Monday, October 10, 2011

52 Weeks of Personal Genealogy and History: Favorite Teacher

I'm not even real sure how the memory of my first teacher, Miss Bess Bowen, popped into my head this afternoon. She was my teacher in kindergarten, first and second grade in the 1950s in a small rural school. Three grades were in one room.

I credit Miss Bowen with my love of learning and being able to spell and write and do math. You've heard of the book, "All I Need To Know I Learned in Kindergarten." In the case of Miss Bess Bowen, that was so true. She taught you, and she taught you well.

As a four year old starting in public school in the 1950s, I knew that Miss Bowen was a grandmotherly type, even though she had remained single all of her life. It was only by doing a little bit of online research that I learned that she was 72 years old when I first met her in kindergarten!

I admit to being a bit of a teacher's pet and recall her getting after my third/fourth grade teacher for not recognizing my intelligence and ability to the extent that Miss Bowen had! Ha! Well, that was how I felt at age eight. I had become very attached to Miss Bowen and it was hard for me to move on to a different (first year) teacher for third grade!

As I look over the census records showing Miss Bowen throughout her career, I recall such fond memories of her. The newspaper articles about her from the 1920s and 1930s tell of her work with her young pupils.

In 1916, she went home to Avoca, Iowa to spend the month of August with her parents and other family members. In 1922, she was awarded her teachers' certificate from the University of Nebraska.

In 1926, she and another delegate to the convention of the National Education Association left for Philadelphia before spending a week in Washington, D.C. and going on to New York City to take summer classes at Columbia University. By 1930, she was an officer in the state education association.

In 1937, her students gave some reviews concerning early pioneer life. The pony express, and the early school and home were compared with present day life. Oh! Wouldn't she enjoy sharing stories about our pioneer ancestors!

And in 1950, she served as a census enumerator! Why do I sense that her spirit is looking over my shoulder as I type this?!

Greenwood School, Greenwood, Nebraska - This school building housed grades K - 12 when Miss Bowen was my teacher. My Mom also attended this same school. My great-grandfather, Daniel Kelly, served on the school board (long before I was born!).

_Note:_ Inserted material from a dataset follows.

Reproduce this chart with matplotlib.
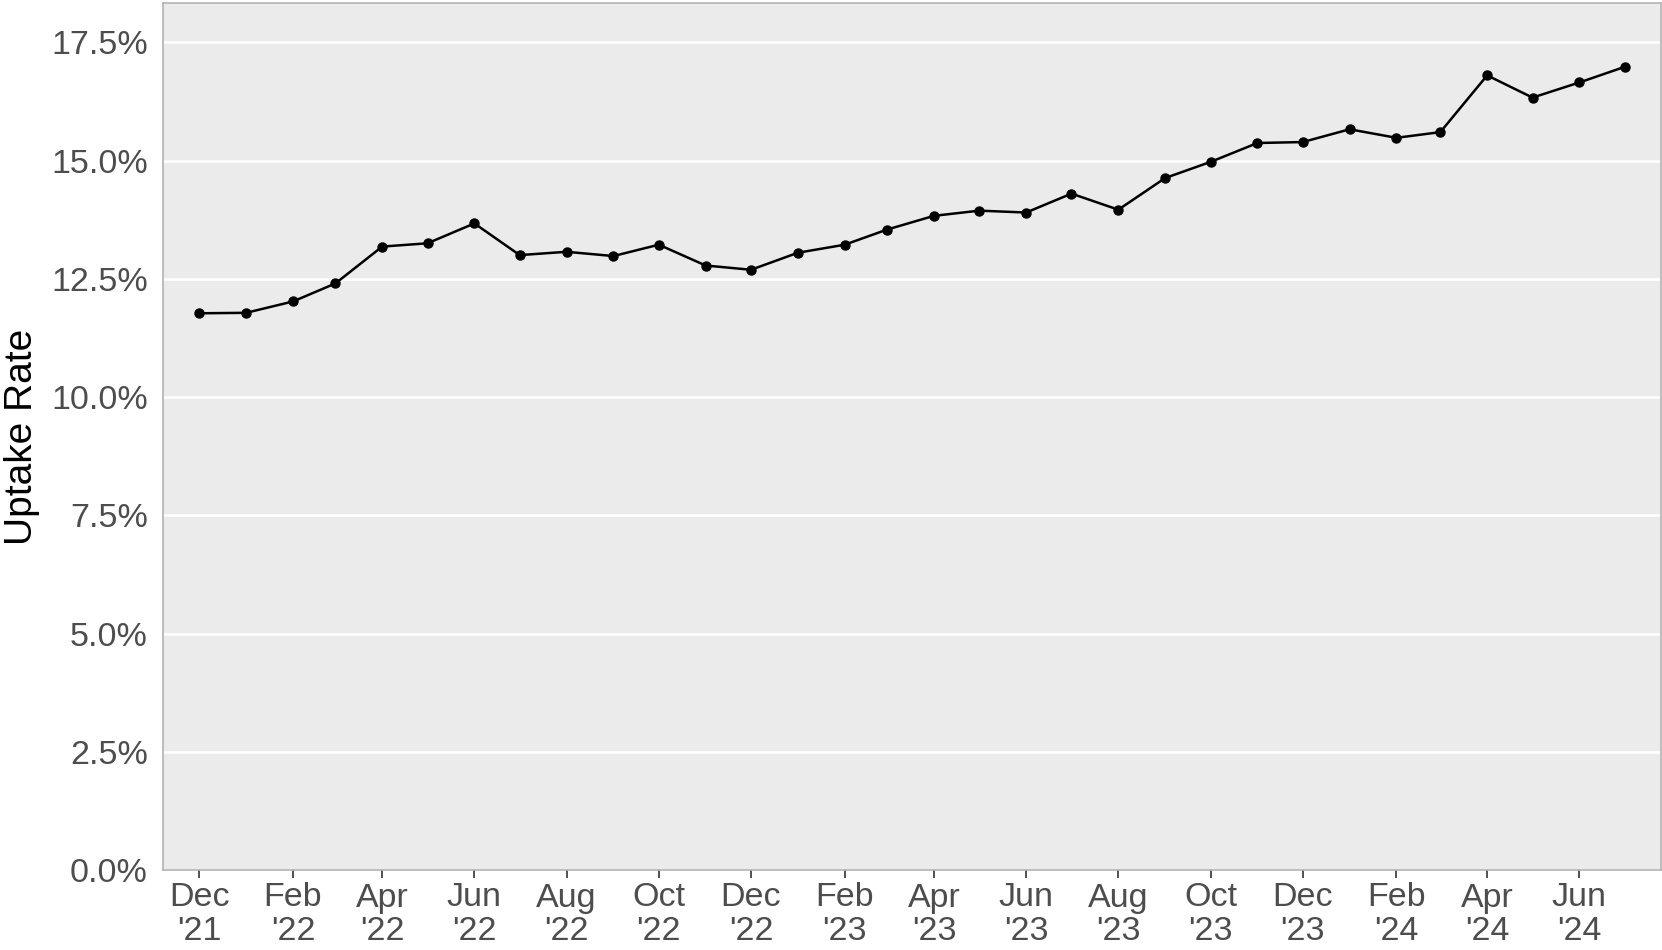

Miss Bowen kept in touch with me for many years after I was under her tutelage. She always wanted to know how my education was going. I remember reading in the newspaper that had she passed away - although I don't remember exactly when it was. To this day, when I look back over my education, I still feel that the foundation she provided during those first three years gave me what I needed to succeed in school and in life.

Do you have fond memories of a teacher from your past? If so, please leave a comment below.

note: references are from articles that appeared in the Lincoln Star, Lincoln, Nebraska, 1916 - 1950.

52 Weeks of Personal Genealogy and History is a series of writing prompts sponsored by Geneabloggers and created by Amy Coffin of the We Tree genealogy blog. This blog post was first published on on June 11, 2010.


  1. My first grade teacher was "Mrs. Price." She was probably not as old as I thought she was at the time--maybe I should do a little research. :-) We didn't have public kindergarten in those days, so she was my first experience with organized education. I remember being fascinated by Mrs. Price because she lived in an apartment and walked to work. I grew up in a small community where I was starting school with the offspring of people my parents had gone to school with--and Mrs. Price wasn't "from there." But in the sixth grade, we lived in South Dakota, and I went to a school like yours--I'm glad to have had the experience of being in a room with 5th through 8th in one class, and kindergarten through fourth in the next room. Many years before, that building had housed a high school, so we still had the gymnasium and the science lab, complete with the abandoned specimens. Thanks for the trip down memory lane-- it's what we do, isn't it? :-)

  2. Thank you so much for sharing your memories here, Tex!

  3. Susan, you bring back fond memories of my kindergarten teacher, Miss Elmer. We were the first kindergarten class in the school. She was still teaching kindergarten 12 years later when we graduated from high school. Those of us in the graduating class that were in her first kindergarten class made her a special photo album with our senior pictures. Like your Miss Bowen, she never married and was a devoted teacher.